Underestimating the Importance of Drainage. In cohesive soils, strength gain is directly tied to water leaving the pores. If you install reinforcement like stone columns but do not allow sufficient time for drainage and consolidation, the columns may buckle under load, or settlement will continue post-construction. The design must account for the rate of consolidation, not just the final strength.
Neglecting Quality Control and Verification. Ground improvement is a "hidden" subsurface process. Assuming the results match the design without verification is a major risk. You must implement a robust testing program, such as cone penetration tests (CPT) before and after treatment, load tests on stone columns, or monitoring of settlement plates during preloading, to confirm the design assumptions have been met.

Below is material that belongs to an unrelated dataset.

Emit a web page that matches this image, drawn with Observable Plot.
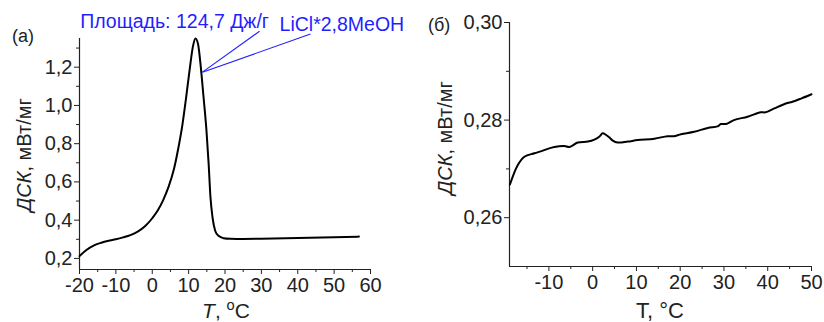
<!DOCTYPE html>
<html><head><meta charset="utf-8">
<script src="https://cdn.jsdelivr.net/npm/d3@7"></script>
<script src="https://cdn.jsdelivr.net/npm/@observablehq/plot@0.6"></script>
<style>
body{margin:0;background:#fff;}
#wrap{display:flex;width:824px;height:322px;font-family:"Liberation Sans",Arial,sans-serif;}
</style></head>
<body><div id="wrap"></div>
<script>
// Panel (a): DSC curve
const aT   = [-20,-18,-16,-14,-12,-10,-8,-6,-4,-2,0,1.5,3,4.5,6,7.2,8.3,9.3,10.3,11.2,11.9,12.6,13.3,14.1,14.9,15.5,16.0,16.6,17.3,18.2,19.6,21.5,25,30,40,50,56.8];
const aDSC = [0.212,0.245,0.268,0.282,0.292,0.300,0.310,0.322,0.340,0.368,0.410,0.450,0.505,0.575,0.670,0.780,0.900,1.040,1.190,1.310,1.350,1.320,1.210,1.044,0.870,0.696,0.521,0.410,0.345,0.318,0.306,0.303,0.302,0.303,0.307,0.311,0.314];
const aXTicks = [-20,-10,0,10,20,30,40,50,60];
const aXMinor = [-15,-5,5,15,25,35,45,55];
const aYTicks = [0.2,0.4,0.6,0.8,1.0,1.2];
const aYMinor = [0.3,0.5,0.7,0.9,1.1,1.3];
const aNote1 = "Площадь: 124,7 Дж/г";
const aNote2 = "LiCl*2,8MeOH";
// Panel (б): DSC curve
const bT   = [-18.9,-17.1,-15.6,-13.3,-11.5,-10.3,-8.75,-6.5,-5.3,-3.4,-1.1,0.4,1.5,2.3,3.0,4.0,4.6,5.7,8.0,10.3,14.1,17.1,18.5,20.2,23.2,26.3,28.5,29.3,30.5,32.3,35.4,38.4,39.5,41.5,44.5,45.5,47.6,50];
const bDSC = [0.2668,0.2708,0.2725,0.2732,0.2737,0.2741,0.2745,0.2747,0.2745,0.2754,0.2756,0.2760,0.2766,0.2773,0.2770,0.2763,0.2758,0.2754,0.2756,0.2759,0.2762,0.2767,0.2767,0.2771,0.2776,0.2784,0.2787,0.2792,0.2792,0.2800,0.2807,0.2816,0.2816,0.2824,0.2835,0.2837,0.2844,0.2853];
const bXTicks = [-10,0,10,20,30,40,50];
const bXMinor = [-15,-5,5,15,25,35,45];
const bYTicks = [0.26,0.28,0.30];
const bYMinor = [0.27,0.29];

const fmt1 = d => d.toFixed(1).replace(".", ",");
const fmt2 = d => d.toFixed(2).replace(".", ",");
const FS = 20;

function axes(xT, xM, yT, yM, yf, xDom, yDom){
  return [
    Plot.ruleX([xDom[0]], {stroke:"#222", strokeWidth:1.2}),
    Plot.ruleY([yDom[0]], {stroke:"#222", strokeWidth:1.2}),
    Plot.axisX({ticks:xT, tickSize:5, tickPadding:3, tickFormat:d=>String(d), label:null, fontSize:FS, fill:"#222", stroke:"#222"}),
    Plot.axisX({ticks:xM, tickSize:3, tickFormat:()=>"", label:null, stroke:"#222"}),
    Plot.axisY({ticks:yT, tickSize:5, tickPadding:2, tickFormat:yf, label:null, fontSize:FS, fill:"#222", stroke:"#222"}),
    Plot.axisY({ticks:yM, tickSize:3, tickFormat:()=>"", label:null, stroke:"#222"})
  ];
}

const aData = aT.map((t,i)=>({t, v:aDSC[i]}));
const aX = [-20,60], aY = [0.142,1.35];
const plotA = Plot.plot({
  width:420, height:322, marginLeft:79, marginRight:50, marginTop:38, marginBottom:53,
  x:{domain:aX}, y:{domain:aY},
  style:{fontFamily:"Liberation Sans, Arial, sans-serif", background:"white", overflow:"visible"},
  marks:[
    ...axes(aXTicks, aXMinor, aYTicks, aYMinor, fmt1, aX, aY),
    Plot.line(aData, {x:"t", y:"v", stroke:"#000", strokeWidth:2, curve:"monotone-x"}),
    Plot.link([{x1:13.8,y1:1.174,x2:29.5,y2:1.388},{x1:13.8,y1:1.174,x2:43.5,y2:1.373}],
      {x1:"x1",y1:"y1",x2:"x2",y2:"y2", stroke:"#1f1fff", strokeWidth:1.1}),
    Plot.text([aNote1], {x:-19.8, y:1.404, text:d=>d, textAnchor:"start", lineAnchor:"bottom", fontSize:19.5, fill:"#1f1fff"}),
    Plot.text([aNote2], {x:35.0, y:1.390, text:d=>d, textAnchor:"start", lineAnchor:"bottom", fontSize:19.5, fill:"#1f1fff"})
  ]
});

const bData = bT.map((t,i)=>({t, v:bDSC[i]}));
const bX = [-19,50], bY = [0.25,0.30];
const plotB = Plot.plot({
  width:404, height:322, marginLeft:89, marginRight:13, marginTop:22, marginBottom:56,
  x:{domain:bX}, y:{domain:bY},
  style:{fontFamily:"Liberation Sans, Arial, sans-serif", background:"white", overflow:"visible"},
  marks:[
    ...axes(bXTicks, bXMinor, bYTicks, bYMinor, fmt2, bX, bY),
    Plot.line(bData, {x:"t", y:"v", stroke:"#000", strokeWidth:2, curve:"catmull-rom"})
  ]
});

const wrap = document.getElementById("wrap");
wrap.appendChild(plotA);
wrap.appendChild(plotB);

function addText(svg, x, y, parts, opts={}){
  const t = d3.select(svg).append("text").attr("x",x).attr("y",y)
    .attr("font-family","Liberation Sans, Arial, sans-serif").attr("font-size",opts.size||20)
    .attr("fill","#222").attr("text-anchor",opts.anchor||"middle");
  if (opts.rotate) t.attr("transform",`rotate(-90 ${x} ${y})`);
  parts.forEach(p=>{
    const s = t.append("tspan").text(p.t);
    if (p.italic) s.attr("font-style","italic");
    if (p.sup) s.attr("baseline-shift","super").attr("font-size",(opts.size||20)*0.7);
  });
  return t;
}
// Panel (a) texts
addText(plotA, 12, 42, [{t:"(a)"}], {size:18, anchor:"start"});
addText(plotA, 226, 318, [{t:"T",italic:true},{t:", "},{t:"o",sup:true},{t:"C"}], {size:21});
addText(plotA, 31, 155, [{t:"ДСК",italic:true},{t:", мВт/мг"}], {size:20, rotate:true});
// Panel (б) texts
addText(plotB, 8, 31, [{t:"(б)"}], {size:18, anchor:"start"});
addText(plotB, 240, 318, [{t:"T, °C"}], {size:22});
addText(plotB, 32, 138, [{t:"ДСК",italic:true},{t:", мВт/мг"}], {size:20, rotate:true});
</script>
</body></html>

Overlooking Lateral Effects and Heave. Some methods, like dynamic compaction or deep soil mixing, can cause significant ground vibration or heave that may damage nearby utilities, pavements, or structures. A pre-construction survey and vibration monitoring plan are essential for risk mitigation.
Summary
- Ground improvement is a critical engineering discipline that modifies soil properties to meet specific project requirements for strength, stiffness, and drainage.
- Method selection is fundamentally governed by soil type: densification methods (dynamic compaction, vibro-compaction) work for granular soils, while reinforcement and acceleration methods (stone columns, soil mixing, vertical drains with preloading) target cohesive soils.
- Vibro-replacement (stone columns) is a highly versatile technique that combines drainage, reinforcement, and densification for mixed soil conditions.
- Grouting encompasses several distinct processes—permeation, compaction, and jet—each with specific soil compatibility and purposes ranging from void filling to soil displacement.
- The final choice of technique requires a balanced analysis of soil profile, project requirements, site constraints, cost, schedule, and environmental impact, followed by rigorous quality assurance testing to verify performance.